Sunday, April 28, 2013

Daily Card Redesign #117: Battlemage Cycle

Daily Card Redesign is a daily Magic: The Gathering design exercise where I randomly choose a card for the scenario of it being killed late during its own set's development. I design a replacement card that uses the same art, is the same color, is the same rarity, and has a name that, alphabetically, keeps it within the same collector number for the set.




Redesign:






So, here's the deal. This cycle of five cards covered ten different pretty basic effects that also weren't anything that was granted temporarily in combat and such. They were effects that happened one-and-done. 

Because of this, I would be hard-pressed to find other effects that weren't something like "Destroy target artifact." or something besides direct damage for a red effect. This is important to consider for me because I usually like to design something that stays out of the same space as the original design when I can. In this case, I can't. So, what I decided to do was to shuffle around the same effects that I would be re-using.

The best example is the redesign for Sunscape Battlemage being able to destroy an artifact or enchantment. In the originals, there was a red artifact-destroying ability and a white enchantment-destroying ability. It only made sense to then move these effects into a green ability.

And the inverse happened with red's direct damage to a creature or player in the original design of Thornscape Battlemage. I decided to split up the targets - a red ability that can only damage creatures, and a black ability that can only make a player lose life. I also tweaked the number to not repeat the '2' as last time (which makes sense, since I weakened the direct damage on red). Also important was to not put the direct damage-to-creature ability back on the Thornscape Battlemage, since I wanted new effects on each card as much as possible.

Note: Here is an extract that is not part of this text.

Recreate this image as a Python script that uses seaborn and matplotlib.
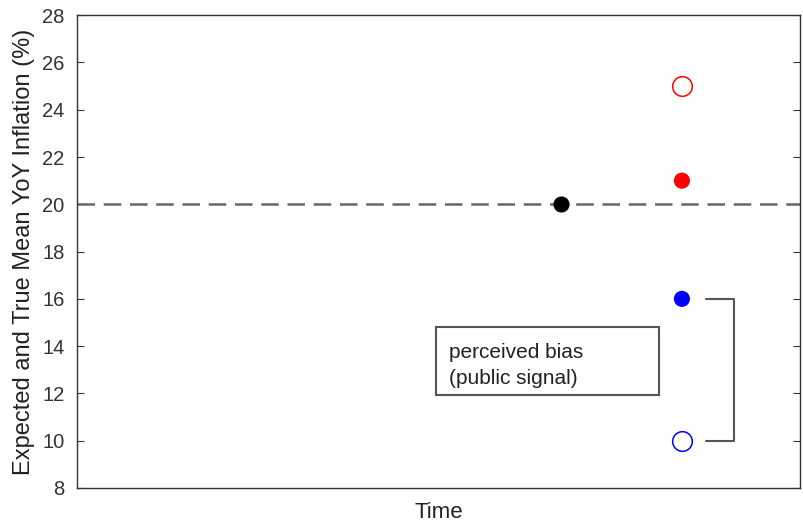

There were some effects that were staples in colors that weren't used the first time such as white's ability to put a creature back on top of the library or to destroy tapped creatures (to make up for scrapping the original cycle's black destruction ability and blue bouncing-of-nonblack-creatures ability). Blue's "freeze" ability (tapping a creature then having it not untap during the next untap step) is also a fresh ability used here. I decided that blue bouncing nonland permanents was O.K. to do as something different enough from the previous blue bouncing ability.

Thornscape Familiar's red ability is the most concerning, though. It's Wild Swing. And it costs one cheaper (because I was trying to keep the overall mana cost for kicking both the red and white kicker abilities) than Wild Swing. I couldn't find another red effect that wasn't destroying artifacts, dealing direct damage, or granted temporary until-end-of-turn effects and was still something that negatively affected an opponent instead of helping yourself (otherwise, I'd put a red creature token or use red looting, etc).

On that note, if you compare my effects with the original design's effects: every one of my effects are ones that negatively affect the opponent rather than positively affect yourself. The original cycle design had a mish-mash of both, but I preferred that these Battlemages be only casting spells that were meant to hurt the opponent.

2 comments:

  1. I love these. The splitting of the direct damage between black and red is cool, as is combining the artifact and enchantment destruction. Thunderscape Battlemage's art doesn't make sense anymore, but it's still a great effect set.

    It always bugged me that these all had different total converted mana costs when kicked. I don't think the kickers should all be the same, but what if the base cost and p/t's were adjusted so each gets a total cmc of nine? Food for thought.

    Nightscape Battlemage could be a 4/4 for 5B.
    Stormscape Battlemage could be a 3/3 for 3U.
    Sunscape Battlemage could be a 3/3 for 4W.
    Thunderscape Battlemage could be a 3/3 for 3R.

    ReplyDelete
    Replies
    1. Ah! I like how you think with adjusting the power/toughness and costs to balance out the kicker costs. Definitely knobs I different consider touching for adjusting.